"I don't like this! Stop!" squirmed Little Guy.
"This makes me think about if you die! I don't want you to die!" wailed Snuggler.
I remember lying in bed one night at about age ten, realizing that some day my parents would die. I sobbed for a while, then I distracted myself, then approached the grief again, then backed away. It fascinated me that there are painful truths in the background of our lives all the time, things we don't approach on a daily basis because we couldn't function if we did.
Death is one of those truths.I don't talk a whole lot about death with my kids, but I don't avoid talking about it, either. I know a lot of parents who inwardly panic when their kids ask about dying. I suppose that's because a lot of people aren't sure what to say, and aren't sure what they believe. Or maybe it's because we don't want to let our children know the dirty little secret that some aspects of life hurt. But the less we talk about death with our kids, the more of a shock it becomes when we (and they) have to face it.
* * * * * *
We don't like real death. I've a hunch we're far worse at dealing with it than our grandparents were, or even our parents. All those old, gray family stories of accidents on the farm and babies (and mothers) who died in childbirth and long-ago uncles who met their end in The War were tragedies in Technicolor for the people who survived. If you knew your great-grandma, she probably lived through the flu of 1918, which killed more people in a year than the Bubonic Plague (at its worst killed) in four. A hundred years ago, people were more familiar with death than we are.
A lot of people today are petrified of death. I think this is related to the modern American assumptions that a) we're in control of our lives, and b) we're entitled to a pain-free, suffering-free life. We get annoyed when things aren't easily fixable. We are oriented toward gain, and dismissive of loss. We live in a world of disposable contacts, disposable diapers, and disposable dishes, and have grown accustomed to tossing things out without any sense of attachment. Whatever we do lose is usually replaceable. Loss that is painful is not part of our daily experience. We are rich.
There is one thing the world tells us is non-disposable: our desires. We're bombarded with messages that urge us to believe life is all about us. It's all about what we want, and dream, and hope. The problem is that death doesn't care what we want. Death strips us of the illusion that we are in control. It hurts.
* * * * * *
Andrew's father died four days after Eldest was born.The juxtaposition of blossoming new life and raw, wrinkled death was intense. I couldn't help but think how physical these two landmarks of life are. I'd never been so aware of bodies before: mine, my baby's, my father-in-law's.

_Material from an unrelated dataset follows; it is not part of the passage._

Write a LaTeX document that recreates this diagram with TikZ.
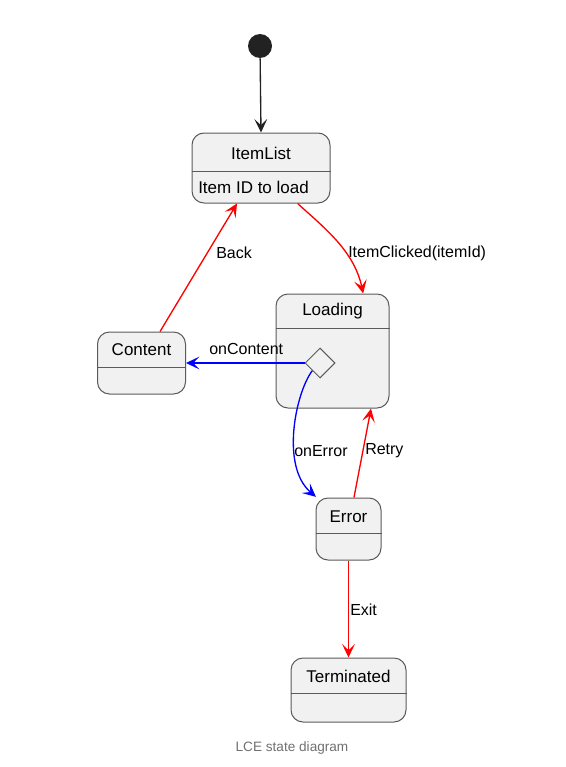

A baby's body is a tiny miracle: amazing toes, eyes that work and fingers that grasp. We are overwhelmed and astonished, although we ourselves have inhabited the same kind of machine all our days. We see that physical miracle unravel with age. Yet the real miracle is that life exists at all, that we are given the gift of days to treasure and joy to give.
So I'd argue that we aren't here on this earth just for our own satisfaction. It's not all about us. I think back on the times when someone said something that changed my life for the better, and almost all of them have one thing in common. The person who changed my life probably doesn't even remember having done it. That informs how I live my life.
This is what I think about death: Aim to live generously. Give of yourself freely. Do the right thing every chance you get. A lot of what we do, and how we change the world, happens where we can't see it and we'll never know it made a difference. Fill your life with thoughtfulness, and you will have a full life... and so will the people around you. When life is full, the prospect of death is a lot less scary.
Yes. Embrace life and don't complain about the weather.